My other refrigerator is an older model, I gather. It runs me half as much in electricity. It may only have one compressor; I’m not sure. But it’s working okay, though it tends to freeze produce after a day or so, since the freezer and refrigerator compartments aren’t as well separated.
But since I keep my food in the kitchen house, I was thinking; okay, maybe if I could keep that refrigerator cool enough to keep stuff from getting stale, from getting bugs in it. Maybe I could store root vegetables in it briefly. Maybe I could freeze ice in half gallon milk bottles and keep it cool that way. Keep it about at 60oF?
Because, even though it’s a dying refrigerator, it’s still a useful device. Well insulated. Door seals well. Easily cleanable. Why get rid of it? I don’t really need two refrigerators, do I? This is a pretty complicated and elegant object, this dying refrigerator.
It’s very handy to have two refrigerators, of course. If one goes, you still have the other. Good if you like to put up food. Good if you like to buy in bulk. Good if you don’t have air conditioning.
I always figured one of them would go sooner or later, and guessed it would be that one. They’re both very noisy, but that one makes some really spectacular grinding noises at times.
I plan in advance for these events, sometimes at great length.
It would, in a way, be freeing to turn off that refrigerator. I don’t have too much in the freezer right now. Maybe I could just set the refrigerator so it doesn’t do much and then use the freezer for longer term storage so I didn’t have to open it much. That might cut the electricity usage in half.
Or maybe I could stop keeping frozen stuff around. The refrigerator in the house with the attic fan, the one I’m typing in, freezes stuff okay. So far.
I don’t like overusing such objects. I’ve been trimming my easement the last few days. I do this as infrequently as possible. It’s not really my easement. It belongs to the city. But I have to maintain it or they’ll yell at me. It’s about as big as my yard; really broad easement. Maybe 1/4 acre. I have a corner lot, double lot. Two houses, both with a lot of problems.
Since it’s not my easement, but I have to take care of it, my goal is to imitate what would happen if there were occasional herds of herbivores coming through. That’s ecologically solid.
My easement is quite pretty in the spring. The wildflowers get better every year. Sometimes I throw in seed. I never take away the trimmings, though. I leave them for mulch. This works.
When it rains, it gets quite green, really quite lovely in the early spring. Summer comes early here, though; then it dries out. But then the Mexican hats start getting going. They are what inspired me originally to do this.
My neighbors mostly mow their easements, and keep them to Bermuda grass. You can’t do that and have a pretty easement here, unless you are really, really into lawns. Otherwise you just have some ugly brownish scrubby Bermuda grass stubs. Yuck. I’m the pretty one here!

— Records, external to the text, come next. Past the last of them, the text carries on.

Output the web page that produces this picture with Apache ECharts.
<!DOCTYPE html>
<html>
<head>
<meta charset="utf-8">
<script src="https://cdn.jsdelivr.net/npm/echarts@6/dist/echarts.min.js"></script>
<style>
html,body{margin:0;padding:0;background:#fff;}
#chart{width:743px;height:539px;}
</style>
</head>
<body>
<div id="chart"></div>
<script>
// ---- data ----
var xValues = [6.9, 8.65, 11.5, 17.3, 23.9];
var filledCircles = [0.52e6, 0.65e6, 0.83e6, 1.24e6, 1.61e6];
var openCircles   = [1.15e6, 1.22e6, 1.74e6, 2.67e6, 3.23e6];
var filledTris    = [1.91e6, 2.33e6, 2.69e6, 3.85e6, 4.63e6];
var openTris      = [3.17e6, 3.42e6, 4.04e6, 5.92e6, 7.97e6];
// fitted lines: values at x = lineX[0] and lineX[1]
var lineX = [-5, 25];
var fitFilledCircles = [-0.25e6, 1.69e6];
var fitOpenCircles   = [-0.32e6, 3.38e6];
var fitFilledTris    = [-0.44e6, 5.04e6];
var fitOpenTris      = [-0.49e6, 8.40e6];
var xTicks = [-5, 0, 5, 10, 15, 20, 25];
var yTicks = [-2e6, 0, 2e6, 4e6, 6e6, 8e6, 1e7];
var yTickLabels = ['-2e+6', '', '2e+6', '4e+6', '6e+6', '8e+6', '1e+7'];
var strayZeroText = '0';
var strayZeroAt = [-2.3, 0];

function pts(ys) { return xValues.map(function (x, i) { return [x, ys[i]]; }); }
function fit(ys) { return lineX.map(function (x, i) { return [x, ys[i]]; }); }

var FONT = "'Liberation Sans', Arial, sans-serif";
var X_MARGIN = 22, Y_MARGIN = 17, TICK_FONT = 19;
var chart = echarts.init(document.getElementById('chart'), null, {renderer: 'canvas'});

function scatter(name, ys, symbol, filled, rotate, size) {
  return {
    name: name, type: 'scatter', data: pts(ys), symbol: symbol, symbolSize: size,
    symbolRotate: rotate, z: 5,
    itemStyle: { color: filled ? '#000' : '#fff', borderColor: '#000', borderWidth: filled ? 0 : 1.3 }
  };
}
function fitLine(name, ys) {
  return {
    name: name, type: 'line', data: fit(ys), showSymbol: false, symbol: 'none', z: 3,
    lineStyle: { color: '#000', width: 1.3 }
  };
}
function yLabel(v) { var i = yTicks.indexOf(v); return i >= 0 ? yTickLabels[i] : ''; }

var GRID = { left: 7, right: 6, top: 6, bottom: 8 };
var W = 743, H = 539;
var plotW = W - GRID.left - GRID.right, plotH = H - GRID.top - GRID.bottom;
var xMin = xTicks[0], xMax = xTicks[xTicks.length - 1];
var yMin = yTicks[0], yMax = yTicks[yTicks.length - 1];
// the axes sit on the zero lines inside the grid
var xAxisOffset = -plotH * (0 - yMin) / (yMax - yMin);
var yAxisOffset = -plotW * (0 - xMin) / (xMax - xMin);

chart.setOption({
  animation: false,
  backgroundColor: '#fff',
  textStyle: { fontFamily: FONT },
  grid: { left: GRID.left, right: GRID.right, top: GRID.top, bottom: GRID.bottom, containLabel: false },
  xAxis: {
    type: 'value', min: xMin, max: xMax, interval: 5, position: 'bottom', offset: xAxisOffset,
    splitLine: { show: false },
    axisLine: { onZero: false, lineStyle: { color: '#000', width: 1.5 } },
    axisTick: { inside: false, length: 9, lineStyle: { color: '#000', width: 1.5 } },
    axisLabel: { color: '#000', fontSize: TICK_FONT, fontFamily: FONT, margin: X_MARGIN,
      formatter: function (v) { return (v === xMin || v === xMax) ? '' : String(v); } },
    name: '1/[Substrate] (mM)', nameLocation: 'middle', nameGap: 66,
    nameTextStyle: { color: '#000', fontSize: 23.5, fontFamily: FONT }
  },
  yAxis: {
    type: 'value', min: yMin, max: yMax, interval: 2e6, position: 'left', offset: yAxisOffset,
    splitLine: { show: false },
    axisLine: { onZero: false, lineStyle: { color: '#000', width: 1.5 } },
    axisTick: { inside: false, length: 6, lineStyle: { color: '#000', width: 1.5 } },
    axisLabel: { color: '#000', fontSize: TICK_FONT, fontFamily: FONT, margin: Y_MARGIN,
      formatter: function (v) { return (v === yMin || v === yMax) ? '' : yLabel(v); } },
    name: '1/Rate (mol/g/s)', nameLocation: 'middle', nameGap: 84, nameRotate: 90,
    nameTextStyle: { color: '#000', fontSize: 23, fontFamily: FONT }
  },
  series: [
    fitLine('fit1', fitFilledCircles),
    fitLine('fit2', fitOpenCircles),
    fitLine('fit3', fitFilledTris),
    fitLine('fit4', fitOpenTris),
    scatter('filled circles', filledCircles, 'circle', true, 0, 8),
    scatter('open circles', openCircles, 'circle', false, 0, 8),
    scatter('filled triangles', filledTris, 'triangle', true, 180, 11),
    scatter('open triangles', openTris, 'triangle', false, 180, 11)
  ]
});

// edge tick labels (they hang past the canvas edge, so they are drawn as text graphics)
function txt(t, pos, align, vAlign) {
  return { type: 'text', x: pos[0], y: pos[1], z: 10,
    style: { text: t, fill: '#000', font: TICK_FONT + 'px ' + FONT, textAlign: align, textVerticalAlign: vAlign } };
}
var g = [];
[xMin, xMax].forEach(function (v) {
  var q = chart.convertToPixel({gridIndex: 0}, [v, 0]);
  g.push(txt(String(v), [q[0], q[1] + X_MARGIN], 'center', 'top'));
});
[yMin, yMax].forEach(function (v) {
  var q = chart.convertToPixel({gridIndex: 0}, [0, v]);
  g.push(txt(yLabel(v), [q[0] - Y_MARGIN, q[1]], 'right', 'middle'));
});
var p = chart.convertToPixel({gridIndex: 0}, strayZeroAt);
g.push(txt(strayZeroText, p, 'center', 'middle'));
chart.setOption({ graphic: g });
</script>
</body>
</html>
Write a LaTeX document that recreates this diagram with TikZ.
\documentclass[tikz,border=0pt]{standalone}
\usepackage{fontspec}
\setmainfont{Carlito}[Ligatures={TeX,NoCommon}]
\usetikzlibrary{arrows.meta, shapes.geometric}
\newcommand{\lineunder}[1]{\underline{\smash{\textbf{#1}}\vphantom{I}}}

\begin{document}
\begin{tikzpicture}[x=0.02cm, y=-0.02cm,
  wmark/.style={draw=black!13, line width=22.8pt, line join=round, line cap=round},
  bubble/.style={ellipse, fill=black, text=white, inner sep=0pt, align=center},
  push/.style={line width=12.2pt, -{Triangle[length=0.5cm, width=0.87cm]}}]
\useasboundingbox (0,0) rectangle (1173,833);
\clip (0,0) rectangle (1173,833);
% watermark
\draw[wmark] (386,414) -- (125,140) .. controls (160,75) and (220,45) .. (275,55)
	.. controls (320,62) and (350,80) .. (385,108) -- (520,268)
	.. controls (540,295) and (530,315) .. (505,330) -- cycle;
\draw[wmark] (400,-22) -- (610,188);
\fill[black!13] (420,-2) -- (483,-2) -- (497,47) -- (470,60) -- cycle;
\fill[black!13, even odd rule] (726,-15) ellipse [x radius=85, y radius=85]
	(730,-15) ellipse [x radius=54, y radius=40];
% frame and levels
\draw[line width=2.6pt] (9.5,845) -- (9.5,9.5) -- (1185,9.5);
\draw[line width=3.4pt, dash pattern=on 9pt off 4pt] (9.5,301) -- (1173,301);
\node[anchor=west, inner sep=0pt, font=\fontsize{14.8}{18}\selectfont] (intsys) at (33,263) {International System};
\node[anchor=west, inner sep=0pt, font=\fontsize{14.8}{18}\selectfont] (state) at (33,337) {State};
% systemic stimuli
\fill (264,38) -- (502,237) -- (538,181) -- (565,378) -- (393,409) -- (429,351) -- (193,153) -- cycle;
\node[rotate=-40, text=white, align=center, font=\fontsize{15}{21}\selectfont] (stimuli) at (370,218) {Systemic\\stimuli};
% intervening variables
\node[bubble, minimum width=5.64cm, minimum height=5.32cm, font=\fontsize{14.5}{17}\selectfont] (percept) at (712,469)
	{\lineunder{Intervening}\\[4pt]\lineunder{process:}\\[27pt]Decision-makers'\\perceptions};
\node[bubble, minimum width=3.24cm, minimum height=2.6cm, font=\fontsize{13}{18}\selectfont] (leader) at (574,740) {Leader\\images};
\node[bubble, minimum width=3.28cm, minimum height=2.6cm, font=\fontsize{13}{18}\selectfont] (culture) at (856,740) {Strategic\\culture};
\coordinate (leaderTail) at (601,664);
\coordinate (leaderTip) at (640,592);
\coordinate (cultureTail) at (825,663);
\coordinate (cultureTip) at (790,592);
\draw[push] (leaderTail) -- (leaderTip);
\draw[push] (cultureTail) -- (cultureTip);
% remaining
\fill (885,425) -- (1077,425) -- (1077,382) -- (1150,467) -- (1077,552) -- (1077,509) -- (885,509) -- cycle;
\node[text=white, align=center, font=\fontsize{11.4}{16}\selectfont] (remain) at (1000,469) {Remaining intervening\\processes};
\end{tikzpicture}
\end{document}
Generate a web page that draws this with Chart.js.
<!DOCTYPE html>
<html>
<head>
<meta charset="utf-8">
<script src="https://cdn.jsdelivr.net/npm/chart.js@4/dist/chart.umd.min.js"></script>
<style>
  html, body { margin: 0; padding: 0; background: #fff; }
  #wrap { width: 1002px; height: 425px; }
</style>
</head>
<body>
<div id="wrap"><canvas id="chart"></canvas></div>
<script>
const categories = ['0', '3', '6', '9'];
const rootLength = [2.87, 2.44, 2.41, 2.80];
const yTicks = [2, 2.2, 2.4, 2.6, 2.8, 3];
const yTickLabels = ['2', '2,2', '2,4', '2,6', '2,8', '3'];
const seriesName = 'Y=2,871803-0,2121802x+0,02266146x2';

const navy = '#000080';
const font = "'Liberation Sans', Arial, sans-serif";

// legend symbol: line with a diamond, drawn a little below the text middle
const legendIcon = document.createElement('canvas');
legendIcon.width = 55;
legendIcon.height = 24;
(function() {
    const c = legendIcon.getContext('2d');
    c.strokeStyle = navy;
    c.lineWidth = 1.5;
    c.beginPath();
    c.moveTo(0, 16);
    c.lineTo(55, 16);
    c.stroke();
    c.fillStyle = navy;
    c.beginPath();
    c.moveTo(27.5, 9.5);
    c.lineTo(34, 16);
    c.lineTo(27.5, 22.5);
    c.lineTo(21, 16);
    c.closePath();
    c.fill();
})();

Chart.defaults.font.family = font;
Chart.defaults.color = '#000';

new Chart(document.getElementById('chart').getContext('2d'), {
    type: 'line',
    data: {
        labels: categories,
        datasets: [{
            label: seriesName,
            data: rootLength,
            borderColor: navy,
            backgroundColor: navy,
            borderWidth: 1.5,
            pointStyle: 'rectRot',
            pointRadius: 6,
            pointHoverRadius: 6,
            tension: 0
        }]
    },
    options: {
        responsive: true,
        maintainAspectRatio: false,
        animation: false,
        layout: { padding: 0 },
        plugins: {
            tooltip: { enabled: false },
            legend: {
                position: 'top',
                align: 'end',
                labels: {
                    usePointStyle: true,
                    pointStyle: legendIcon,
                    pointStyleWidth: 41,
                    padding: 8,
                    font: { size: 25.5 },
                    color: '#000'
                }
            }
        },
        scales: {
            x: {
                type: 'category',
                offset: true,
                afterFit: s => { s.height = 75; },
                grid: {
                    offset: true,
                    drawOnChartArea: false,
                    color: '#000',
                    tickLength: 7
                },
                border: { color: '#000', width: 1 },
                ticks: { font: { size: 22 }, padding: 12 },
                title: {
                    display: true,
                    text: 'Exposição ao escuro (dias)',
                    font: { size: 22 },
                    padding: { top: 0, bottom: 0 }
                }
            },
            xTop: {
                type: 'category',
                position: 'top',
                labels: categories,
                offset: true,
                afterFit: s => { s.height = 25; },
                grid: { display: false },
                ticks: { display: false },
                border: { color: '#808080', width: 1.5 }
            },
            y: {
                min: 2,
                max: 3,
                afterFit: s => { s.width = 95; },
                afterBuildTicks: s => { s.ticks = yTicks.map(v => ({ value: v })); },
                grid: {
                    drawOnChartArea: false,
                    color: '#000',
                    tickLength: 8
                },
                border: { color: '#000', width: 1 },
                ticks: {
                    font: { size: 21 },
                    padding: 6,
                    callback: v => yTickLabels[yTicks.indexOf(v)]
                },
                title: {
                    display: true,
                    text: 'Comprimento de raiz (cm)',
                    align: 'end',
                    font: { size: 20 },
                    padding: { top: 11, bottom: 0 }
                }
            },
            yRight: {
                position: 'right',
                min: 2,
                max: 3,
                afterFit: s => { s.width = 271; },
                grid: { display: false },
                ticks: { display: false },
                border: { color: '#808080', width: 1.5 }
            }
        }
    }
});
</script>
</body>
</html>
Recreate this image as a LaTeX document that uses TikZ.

My trimmer has lasted a few years so far. It’s getting a little rattly though. I would handtrim everything but I run out of steam, my joints get tired, and the city gets mad.
So I get out there with my line trimmer a couple-three times a year. Occasionally people come by and ask me if I need to buy a lawn mower, or hire them to work up my distressingly untidy yard.
No. I don’t need mowing. I’m not cutting everything. I’m sculpting, kinda.
And even though New Mexico runs electricity on coal, at least electricity doesn’t have to run on coal. Lawn mowers run on gasoline, mostly. Yeah, you can get electric ones. But you can’t sculpt with them.
Reminds me of a time I was in charge of a public rose garden, that later went south (too much rot, the rose bushes were very old; sad). Woman came by, pointed out to me that I could cover the rose bushes in plastic, spray herbicide. Be much easier, she pointed out, with a bit of condescension.
Yeah, I knew that.
Hell, we could just junk all of these rotten old roses and let it all be Bermuda grass, for that matter (that eventually happened. It wasn’t a really good spot for roses, though).
And I could just junk both of these refrigerators and buy a new one, or a refurbished one.
But I never do that with stuff that’s still working. And sometimes even when it’s not still working, I don’t do it. I try to think about it first. What do I really need? What are the problems I’m trying to solve here? What could this be used for differently?
And mostly, how can I save using fossil fuels to run any of this? Because I think about that every day of my life. So, today my refrigerators are taking the forefront.
On the plus side, I recently invested in new bicycle tires for my non-standard 28″ wheel bicycle. Top of the line, Kevlar reinforced. Yeah, that’s technology, can’t get away from it. Somebody had to burn some energy to make those.
But boy it was good to do that. Got me much more bombproofed far as transportation goes, out here with the goatheads and other spiny things on the roads.
I wore my first set down to a nubbin before I bought these. When it gets to where it’s the Kevlar keeping the tire together, though; that’s when it’s time.
As for the refrigerators, I’m guessing I’m going to have to get a little more organized about perishables…just buy what I need, on a more or less daily basis. I can go fetch it on my newly Kevlared bicycle, so that’s no problem. But one way or the other, my electricity bill is going to go down a little, along with my contributing to coal burning.